Il documentario su Morricone? Come una partitura musicale
Su TimVision è possibile vedere Ennio di Giuseppe Tornatore, ritratto a tutto tondo di Ennio Morricone, il musicista più amato dal pubblico internazionale, due volte Premio Oscar, autore di oltre 500 colonne sonore indimenticabili. Presentato fuori concorso alla Mostra del Cinema di Venezia, il documentario (un atto d’amore, prima di tutto) racconta Morricone attraverso una lunga intervista di Tornatore al Maestro, accompagnata da testimonianze di artisti come Bertolucci, Montaldo, Argento, Verdone, Roland Joffè, Oliver Stone, Quentin Tarantino, Clint Eastwood, Bruce Springsteen. Prima di essere il maestro arrangiatore di alcune celebri riviste che avevano per protagonisti Totò, Walter Chiari, Wanda Osiris, delle meravigliose parodie del Quartetto Cetra, di canzoni come Il barattolo, Sapore di sale, Il mondo, Abbronzatissima, In ginocchio da te, Se telefonando (e già questo sarebbe più che sufficiente), Morricone era semplicemente il figlio di un suonatore di tromba incoraggiato a frequentare il conservatorio.

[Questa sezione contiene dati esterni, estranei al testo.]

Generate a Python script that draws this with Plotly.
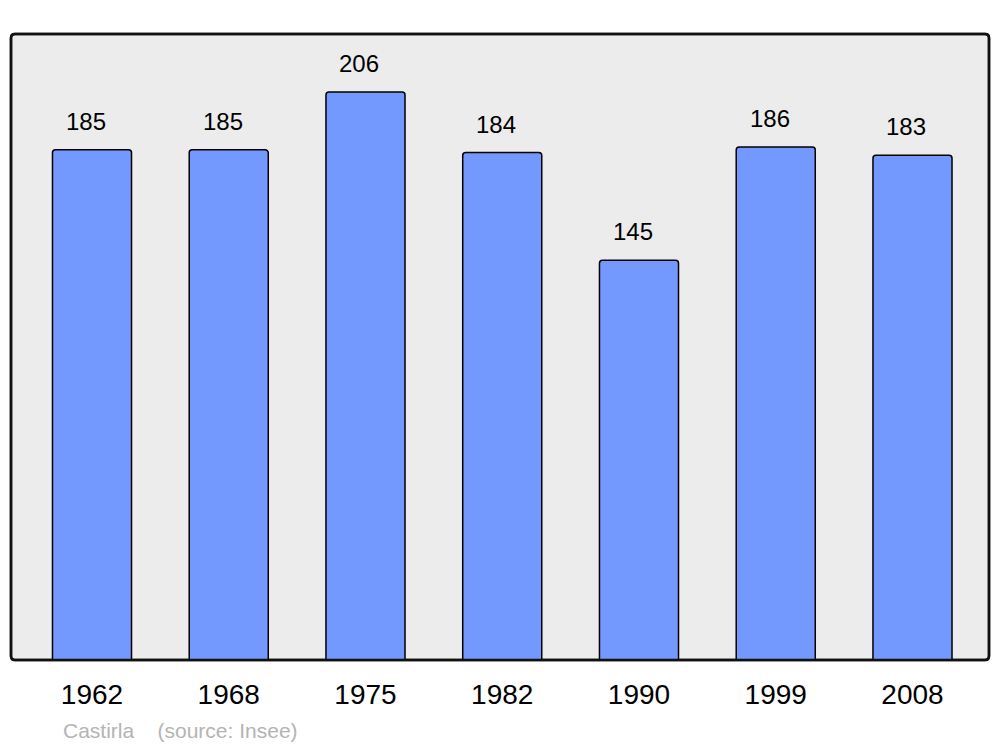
import plotly.graph_objects as go

years = ["1962", "1968", "1975", "1982", "1990", "1999", "2008"]
population = [185, 185, 206, 184, 145, 186, 183]
footer_text = "Castirla    (source: Insee)"

W, H = 1000, 747
ml, mr, mt, mb = 11, 11, 34, 87
pw, ph = W - ml - mr, H - mt - mb

fig = go.Figure()
fig.add_trace(go.Bar(
    x=years, y=population, width=0.578,
    marker=dict(color="#7399ff", line=dict(color="black", width=1.5), cornerradius=3),
    hoverinfo="skip",
))

for i, v in enumerate(population):
    fig.add_annotation(x=i, y=v, text=str(v), showarrow=False, xref="x", yref="y",
                       yanchor="bottom", yshift=13, xshift=-6,
                       font=dict(family="Liberation Sans, Arial", size=24, color="black"))

fig.add_annotation(x=(61 - ml) / pw, y=(H - mb - 730) / ph, xref="paper", yref="paper",
                   text=footer_text, showarrow=False, xanchor="left", yanchor="middle",
                   font=dict(family="Liberation Sans, Arial", size=21, color="#b4b4b4"))

# rounded frame around plot area
rx, ry = 4 / pw, 4 / ph
path = (f"M {rx},0 L {1-rx},0 Q 1,0 1,{ry} L 1,{1-ry} Q 1,1 {1-rx},1 "
        f"L {rx},1 Q 0,1 0,{1-ry} L 0,{ry} Q 0,0 {rx},0 Z")
fig.add_shape(type="path", path=path, xref="x domain", yref="y domain",
              line=dict(color="#111111", width=2.5), fillcolor="#ececec", layer="below")
fig.add_shape(type="path", path=path, xref="x domain", yref="y domain",
              line=dict(color="#111111", width=2.5), fillcolor="rgba(0,0,0,0)", layer="above")

fig.update_layout(
    width=W, height=H,
    margin=dict(l=ml, r=mr, t=mt, b=mb),
    paper_bgcolor="white", plot_bgcolor="white",
    showlegend=False,
    xaxis=dict(type="category", range=[-0.5923, 6.5595], showgrid=False, zeroline=False,
               showline=False, ticks="outside", ticklen=9, tickcolor="rgba(0,0,0,0)",
               tickfont=dict(family="Liberation Sans, Arial", size=28, color="black")),
    yaxis=dict(range=[0, 227.0], showgrid=False, zeroline=False, showline=False,
               showticklabels=False, ticks=""),
)

fig.write_html("out.html", config={"displayModeBar": False},
               post_script="document.body.style.margin='0px';")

Qui incontra Goffredo Petrassi, insegnante di composizione e figura chiave del modernismo italiano. Spronato dal prestigioso insegnante, Morricone si diploma in composizione nel 1954. Sempre spinto dal suo mentore, sposa la causa avanguardista con sincero trasporto. Ma Petrassi riteneva che la composizione per il cinema fosse uno svilimento della musica stessa: «Scrivere per il cinema è prostituzione». Per questo la copiosa vita artistica di Morricone è stata una sorta di «rivincita sulla colpevolezza», una rivalsa contro lo snobismo dell’accademia e il senso di colpa di essersi poi sentito rifiutato dal maestro.
Il documentario è di una ricchezza impressionante ed è costruito come una partitura musicale basata sul contrappunto: una biografia costruita sulla parola, sull’immagine, sulla musica come fossero tre elementi paritari.